In other words, like all of the New Orleans flavors in the movie — the food, the music, the spirit, the smiles — it spoke to something deep in the filmmaker. Here, he saw it as a means to accomplish far more than just bridging from one scene to another or filling space in a montage sequence.
“I love the excitement and the upbeat quality to all that music, especially when you know the hardships these musicians historically had been going through, way back to Louis Armstrong, Louis Prima. It’s a celebration, but generally set against a backdrop of unhappy times,” Favreau said.

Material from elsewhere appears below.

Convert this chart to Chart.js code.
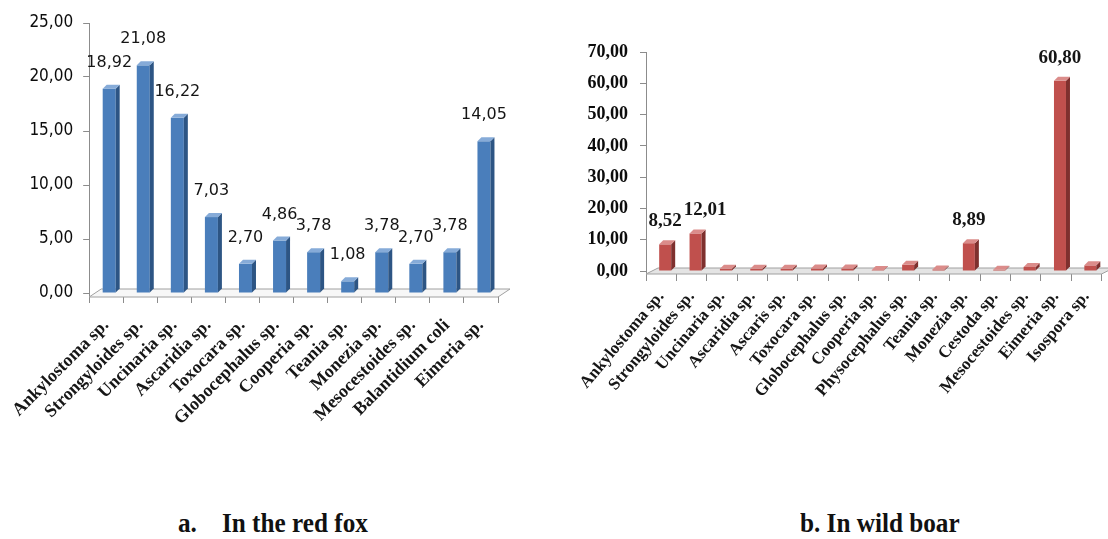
<!DOCTYPE html>
<html>
<head>
<meta charset="utf-8">
<script src="https://cdn.jsdelivr.net/npm/chart.js@4.4.0/dist/chart.umd.min.js"></script>
<style>
  html,body{margin:0;padding:0;background:#fff;}
  body{width:1108px;height:539px;position:relative;overflow:hidden;}
  #foxWrap{position:absolute;left:0;top:0;width:540px;height:440px;}
  #boarWrap{position:absolute;left:560px;top:0;width:548px;height:440px;}
  .cap{position:absolute;top:507px;font-family:"Liberation Serif",serif;font-weight:bold;font-size:28px;color:#111;
       transform:scaleX(.9);transform-origin:left top;white-space:pre;}
</style>
</head>
<body>
<div id="foxWrap"><canvas id="foxChart" width="540" height="440"></canvas></div>
<div id="boarWrap"><canvas id="boarChart" width="548" height="440"></canvas></div>
<div class="cap" style="left:178px">a.</div>
<div class="cap" style="left:222px">In the red fox</div>
<div class="cap" style="left:800px">b. In wild boar</div>
<script>
// red fox
const foxLabels = ['Ankylostoma sp.','Strongyloides sp.','Uncinaria sp.','Ascaridia sp.','Toxocara sp.',
  'Globocephalus sp.','Cooperia sp.','Teania sp.','Monezia sp.','Mesocestoides sp.','Balantidium coli','Eimeria sp.'];
const foxValues = [18.92, 21.08, 16.22, 7.03, 2.70, 4.86, 3.78, 1.08, 3.78, 2.70, 3.78, 14.05];
const foxTicks = {min:0, max:25, step:5};

// wild boar
const boarLabels = ['Ankylostoma sp.','Strongyloides sp.','Uncinaria sp.','Ascaridia sp.','Ascaris sp.','Toxocara sp.',
  'Globocephalus sp.','Cooperia sp.','Physocephalus sp.','Teania sp.','Monezia sp.','Cestoda sp.',
  'Mesocestoides sp.','Eimeria sp.','Isospora sp.'];
const boarValues = [8.52, 12.01, 0.7, 0.7, 0.7, 0.8, 0.8, 0.3, 2.0, 0.5, 8.89, 0.4, 1.3, 60.80, 1.8];
const boarTicks = {min:0, max:70, step:10};

const fmt = v => Number(v).toFixed(2).replace('.', ',');

// fake excel 3d look: floor, front/side/top faces, value labels
const bar3d = {
  id:'bar3d',
  beforeDatasetsDraw(chart, args, o){
    const {ctx, chartArea:a} = chart;
    const d = o.floor;
    ctx.save();
    ctx.beginPath();
    ctx.moveTo(a.left, a.bottom+d);
    ctx.lineTo(a.right, a.bottom+d);
    ctx.lineTo(a.right+12, a.bottom-d);
    ctx.lineTo(a.left+12, a.bottom-d);
    ctx.closePath();
    ctx.fillStyle = o.floorFill;
    ctx.fill();
    ctx.strokeStyle = '#a0a0a0';
    ctx.lineWidth = 1;
    ctx.stroke();
    ctx.restore();
  },
  afterDatasetsDraw(chart, args, o){
    const {ctx} = chart;
    const meta = chart.getDatasetMeta(0);
    const vals = chart.data.datasets[0].data;
    const k = o.depth;
    ctx.save();
    meta.data.forEach((b, i)=>{
      const w = b.width/2, cx = b.x + o.shift, x0 = cx-w, x1 = cx+w;
      ctx.fillStyle = o.front;
      ctx.fillRect(x0, b.y, x1-x0, b.base-b.y);
      ctx.fillStyle = o.side;
      ctx.beginPath();
      ctx.moveTo(x1, b.y); ctx.lineTo(x1+k, b.y-k); ctx.lineTo(x1+k, b.base-k); ctx.lineTo(x1, b.base);
      ctx.closePath(); ctx.fill();
      ctx.fillStyle = o.top;
      ctx.beginPath();
      ctx.moveTo(x0, b.y); ctx.lineTo(x0+k, b.y-k); ctx.lineTo(x1+k, b.y-k); ctx.lineTo(x1, b.y);
      ctx.closePath(); ctx.fill();
    });
    ctx.font = o.labelFont;
    ctx.fillStyle = '#151515';
    ctx.textAlign = 'center';
    ctx.textBaseline = 'middle';
    let prev = null;
    meta.data.forEach((b, i)=>{
      if(vals[i] < o.minLabel) return;
      const t = fmt(vals[i]);
      const tw = ctx.measureText(t).width;
      let x = b.x + o.shift, y = b.y - o.gap;
      // push a label right when it would sit on the one before it
      if(o.avoid && prev && Math.abs(prev.y - y) < 20 && x - tw/2 < prev.r + 2){
        x = prev.r + 2 + tw/2;
      }
      ctx.fillText(t, x, y);
      prev = {r:x + tw/2, y};
    });
    ctx.restore();
  }
};

function makeChart(id, labels, values, ticks, s){
  return new Chart(document.getElementById(id), {
    type:'bar',
    data:{ labels, datasets:[{ data:values, backgroundColor:'rgba(0,0,0,0)', barThickness:s.barW, borderWidth:0 }]},
    plugins:[bar3d],
    options:{
      responsive:false, animation:false,
      layout:{ padding:s.pad },
      plugins:{ legend:{display:false}, tooltip:{enabled:false}, bar3d:s.deco },
      scales:{
        x:{
          grid:{ offset:true, drawOnChartArea:false, drawTicks:true, tickLength:10, color:'#8c8c8c' },
          border:{ display:false },
          ticks:{ autoSkip:false, minRotation:s.rot, maxRotation:s.rot, padding:s.xPad, color:'#161616',
                  font:{ family:'"Liberation Serif", serif', weight:'bold', size:s.xSize } },
          afterFit(sc){ sc.height = s.xH; }
        },
        y:{
          min:ticks.min, max:ticks.max,
          grid:{ drawOnChartArea:false, drawTicks:true, tickLength:6, color:'#8c8c8c' },
          border:{ display:true, color:'#8c8c8c' },
          ticks:{ stepSize:ticks.step, padding:s.yPad, color:'#0c0c0c', font:s.yFont, callback:v=>fmt(v) },
          afterFit(sc){ sc.width = s.yW; }
        }
      }
    }
  });
}

makeChart('foxChart', foxLabels, foxValues, foxTicks, {
  barW:13, rot:45, xPad:12, xSize:18, xH:147, yW:88, yPad:10,
  yFont:{ family:'"DejaVu Sans Condensed","DejaVu Sans",sans-serif', size:17 },
  pad:{ top:23, right:42, left:0, bottom:0 },
  deco:{ front:'#4A7EBB', side:'#2D5584', top:'#86ABD8', depth:4, shift:3, floor:4, floorFill:'#f7f7f7',
         labelFont:'16px "DejaVu Sans", sans-serif', gap:26, minLabel:0, avoid:false }
});

makeChart('boarChart', boarLabels, boarValues, boarTicks, {
  barW:12, rot:50, xPad:6, xSize:17, xH:169, yW:86, yPad:12,
  yFont:{ family:'"Liberation Serif", serif', size:18, weight:'bold' },
  pad:{ top:52, right:1, left:0, bottom:0 },
  deco:{ front:'#C0504D', side:'#7E302E', top:'#DB8C8A', depth:4, shift:4, floor:3, floorFill:'#e4e4e4',
         labelFont:'bold 19px "Liberation Serif", serif', gap:23, minLabel:5, avoid:true }
});
</script>
</body>
</html>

“Happiness in the face of unhappy circumstances to me is extremely heroic,” he continued. “To me, that’s what’s so fascinating and uplifting about New Orleans. That city never has it easy, yet it always has the most fun. Even the funerals, where you’re making a decision to push past the pain and celebrate. To me, it says that celebration and happiness is a choice and a not result of circumstances. And I think that’s an inspiring note. It’s something we all should keep in mind.”